Estudos sistemáticos
quinta-feira, 8 de agosto de 2013
O CANON(QANEH)
EV.ROBÉRIO OLIVEIRA
Artigo: A CANONICIDADE DAS ESCRITURAS
9.1. A PALAVRA CÂNON
O termo Cânon significa etimologicamente “regra” ou “medida”. É de origem hebraica, do vocábulo “Qâneh”, que ocorre 61 vezes no Antigo Testamento. A cana era uma planta que era usada para medir (cf Ez 40.3). Uma balança (cf Isaias 46.6).

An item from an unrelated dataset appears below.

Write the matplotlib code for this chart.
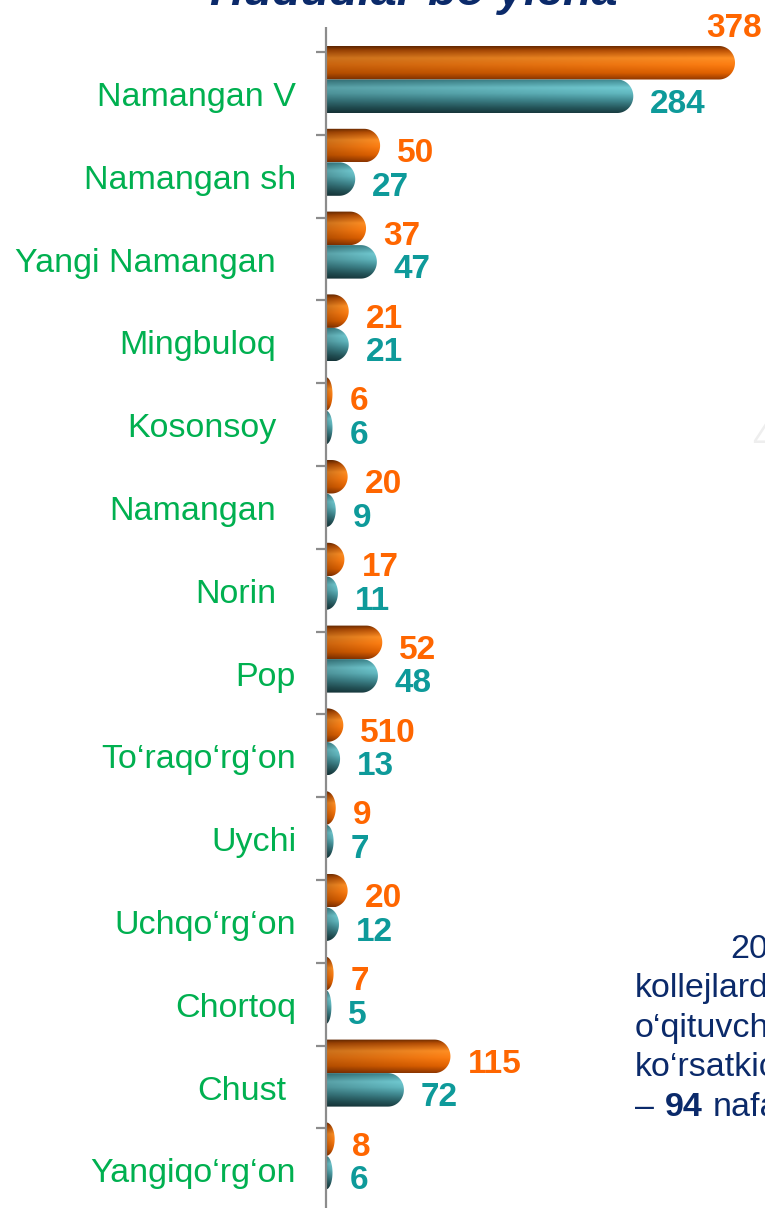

O teólogo calvinista Hermisten Maia, assim define o Cânon:
A palavra kanwn é usada desde Homero (século IX a.C.), significando “qualquer coisa que pode ser segurada contra outra coisa a fim de esticá-la ou medi-la”. No grego clássico a palavra, desenvolveu o sentido de medição, esquadra, braço da balança. [1]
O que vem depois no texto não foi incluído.